EXERCISE OBJECTIVE
Exact reproduction of the data is required, with images excluded.

· · · · · · ·

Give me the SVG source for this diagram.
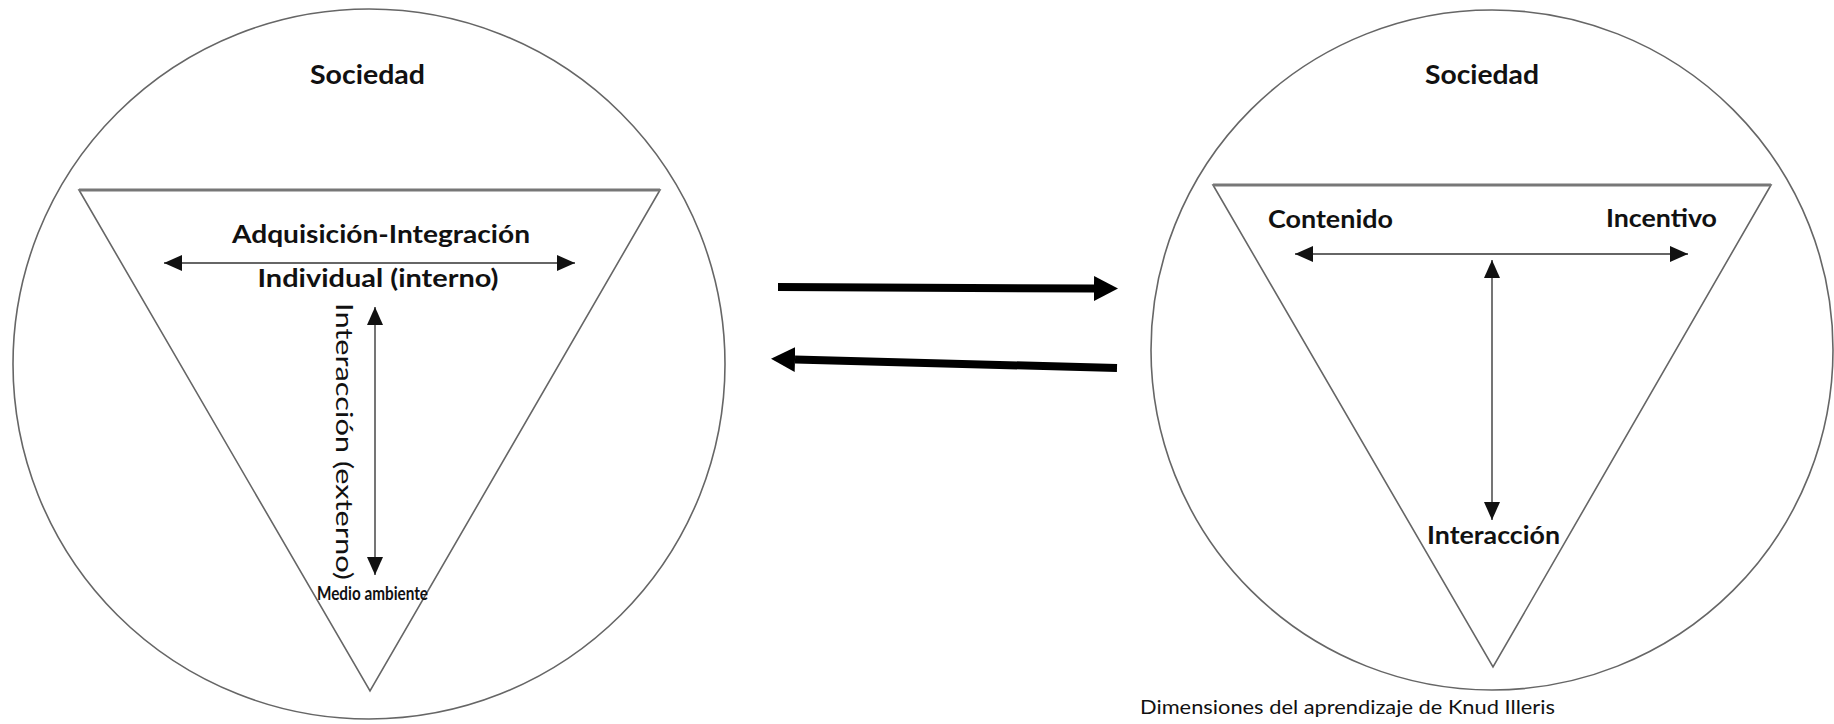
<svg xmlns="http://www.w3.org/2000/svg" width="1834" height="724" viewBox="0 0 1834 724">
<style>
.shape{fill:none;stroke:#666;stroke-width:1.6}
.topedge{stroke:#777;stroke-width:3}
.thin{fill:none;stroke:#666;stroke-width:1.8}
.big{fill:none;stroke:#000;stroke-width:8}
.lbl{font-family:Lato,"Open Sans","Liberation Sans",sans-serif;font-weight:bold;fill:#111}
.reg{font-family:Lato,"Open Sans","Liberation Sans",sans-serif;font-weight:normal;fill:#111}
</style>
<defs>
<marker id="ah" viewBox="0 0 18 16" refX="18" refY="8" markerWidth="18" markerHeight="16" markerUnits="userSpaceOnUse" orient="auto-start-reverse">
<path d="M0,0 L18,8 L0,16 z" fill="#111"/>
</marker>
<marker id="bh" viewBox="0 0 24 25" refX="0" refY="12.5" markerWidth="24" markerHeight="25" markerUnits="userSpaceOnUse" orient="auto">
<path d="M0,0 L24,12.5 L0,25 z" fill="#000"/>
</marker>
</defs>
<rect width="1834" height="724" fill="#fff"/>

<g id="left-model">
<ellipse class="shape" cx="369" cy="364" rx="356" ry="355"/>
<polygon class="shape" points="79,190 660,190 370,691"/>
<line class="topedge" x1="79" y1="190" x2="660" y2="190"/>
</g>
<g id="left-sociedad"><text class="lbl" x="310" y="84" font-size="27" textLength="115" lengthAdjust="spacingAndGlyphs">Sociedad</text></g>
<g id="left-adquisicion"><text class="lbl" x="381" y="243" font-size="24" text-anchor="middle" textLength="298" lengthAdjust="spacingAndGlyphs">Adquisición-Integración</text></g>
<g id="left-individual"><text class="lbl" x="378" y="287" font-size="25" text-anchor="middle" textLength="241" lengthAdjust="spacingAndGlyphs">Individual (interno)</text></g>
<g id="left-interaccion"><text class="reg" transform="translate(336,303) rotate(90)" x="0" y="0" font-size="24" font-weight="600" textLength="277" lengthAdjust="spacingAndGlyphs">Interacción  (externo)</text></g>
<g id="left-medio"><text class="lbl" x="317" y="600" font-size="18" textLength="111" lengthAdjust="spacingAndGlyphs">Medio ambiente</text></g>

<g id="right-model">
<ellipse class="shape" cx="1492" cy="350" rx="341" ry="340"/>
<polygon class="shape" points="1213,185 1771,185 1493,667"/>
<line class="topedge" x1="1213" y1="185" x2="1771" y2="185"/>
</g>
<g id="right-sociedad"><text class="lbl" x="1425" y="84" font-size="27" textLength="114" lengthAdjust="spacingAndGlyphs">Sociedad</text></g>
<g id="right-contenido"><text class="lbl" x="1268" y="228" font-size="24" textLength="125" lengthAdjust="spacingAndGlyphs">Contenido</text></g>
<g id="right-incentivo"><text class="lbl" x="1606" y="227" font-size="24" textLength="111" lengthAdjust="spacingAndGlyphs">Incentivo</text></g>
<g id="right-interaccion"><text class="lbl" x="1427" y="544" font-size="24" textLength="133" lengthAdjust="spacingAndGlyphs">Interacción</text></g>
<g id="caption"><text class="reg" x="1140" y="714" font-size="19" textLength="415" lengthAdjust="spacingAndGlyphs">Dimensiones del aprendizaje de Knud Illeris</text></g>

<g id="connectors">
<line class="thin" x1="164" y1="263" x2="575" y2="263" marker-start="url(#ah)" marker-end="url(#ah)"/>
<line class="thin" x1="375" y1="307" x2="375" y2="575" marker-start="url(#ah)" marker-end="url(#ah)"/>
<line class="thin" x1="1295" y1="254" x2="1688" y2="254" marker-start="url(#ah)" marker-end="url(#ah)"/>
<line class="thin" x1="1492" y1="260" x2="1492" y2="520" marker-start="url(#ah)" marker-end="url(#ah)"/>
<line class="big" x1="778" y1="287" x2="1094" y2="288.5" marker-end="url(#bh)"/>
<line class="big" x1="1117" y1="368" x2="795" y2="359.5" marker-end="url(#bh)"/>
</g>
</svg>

· · · · · · ·

THE ANSWER
Give me the SVG source for this diagram.
<svg xmlns="http://www.w3.org/2000/svg" width="1834" height="724" viewBox="0 0 1834 724">
<style>
.shape{fill:none;stroke:#666;stroke-width:1.6}
.topedge{stroke:#777;stroke-width:3}
.thin{fill:none;stroke:#666;stroke-width:1.8}
.big{fill:none;stroke:#000;stroke-width:8}
.lbl{font-family:Lato,"Open Sans","Liberation Sans",sans-serif;font-weight:bold;fill:#111}
.reg{font-family:Lato,"Open Sans","Liberation Sans",sans-serif;font-weight:normal;fill:#111}
</style>
<defs>
<marker id="ah" viewBox="0 0 18 16" refX="18" refY="8" markerWidth="18" markerHeight="16" markerUnits="userSpaceOnUse" orient="auto-start-reverse">
<path d="M0,0 L18,8 L0,16 z" fill="#111"/>
</marker>
<marker id="bh" viewBox="0 0 24 25" refX="0" refY="12.5" markerWidth="24" markerHeight="25" markerUnits="userSpaceOnUse" orient="auto">
<path d="M0,0 L24,12.5 L0,25 z" fill="#000"/>
</marker>
</defs>
<rect width="1834" height="724" fill="#fff"/>

<g id="left-model">
<ellipse class="shape" cx="369" cy="364" rx="356" ry="355"/>
<polygon class="shape" points="79,190 660,190 370,691"/>
<line class="topedge" x1="79" y1="190" x2="660" y2="190"/>
</g>
<g id="left-sociedad"><text class="lbl" x="310" y="84" font-size="27" textLength="115" lengthAdjust="spacingAndGlyphs">Sociedad</text></g>
<g id="left-adquisicion"><text class="lbl" x="381" y="243" font-size="24" text-anchor="middle" textLength="298" lengthAdjust="spacingAndGlyphs">Adquisición-Integración</text></g>
<g id="left-individual"><text class="lbl" x="378" y="287" font-size="25" text-anchor="middle" textLength="241" lengthAdjust="spacingAndGlyphs">Individual (interno)</text></g>
<g id="left-interaccion"><text class="reg" transform="translate(336,303) rotate(90)" x="0" y="0" font-size="24" font-weight="600" textLength="277" lengthAdjust="spacingAndGlyphs">Interacción  (externo)</text></g>
<g id="left-medio"><text class="lbl" x="317" y="600" font-size="18" textLength="111" lengthAdjust="spacingAndGlyphs">Medio ambiente</text></g>

<g id="right-model">
<ellipse class="shape" cx="1492" cy="350" rx="341" ry="340"/>
<polygon class="shape" points="1213,185 1771,185 1493,667"/>
<line class="topedge" x1="1213" y1="185" x2="1771" y2="185"/>
</g>
<g id="right-sociedad"><text class="lbl" x="1425" y="84" font-size="27" textLength="114" lengthAdjust="spacingAndGlyphs">Sociedad</text></g>
<g id="right-contenido"><text class="lbl" x="1268" y="228" font-size="24" textLength="125" lengthAdjust="spacingAndGlyphs">Contenido</text></g>
<g id="right-incentivo"><text class="lbl" x="1606" y="227" font-size="24" textLength="111" lengthAdjust="spacingAndGlyphs">Incentivo</text></g>
<g id="right-interaccion"><text class="lbl" x="1427" y="544" font-size="24" textLength="133" lengthAdjust="spacingAndGlyphs">Interacción</text></g>
<g id="caption"><text class="reg" x="1140" y="714" font-size="19" textLength="415" lengthAdjust="spacingAndGlyphs">Dimensiones del aprendizaje de Knud Illeris</text></g>

<g id="connectors">
<line class="thin" x1="164" y1="263" x2="575" y2="263" marker-start="url(#ah)" marker-end="url(#ah)"/>
<line class="thin" x1="375" y1="307" x2="375" y2="575" marker-start="url(#ah)" marker-end="url(#ah)"/>
<line class="thin" x1="1295" y1="254" x2="1688" y2="254" marker-start="url(#ah)" marker-end="url(#ah)"/>
<line class="thin" x1="1492" y1="260" x2="1492" y2="520" marker-start="url(#ah)" marker-end="url(#ah)"/>
<line class="big" x1="778" y1="287" x2="1094" y2="288.5" marker-end="url(#bh)"/>
<line class="big" x1="1117" y1="368" x2="795" y2="359.5" marker-end="url(#bh)"/>
</g>
</svg>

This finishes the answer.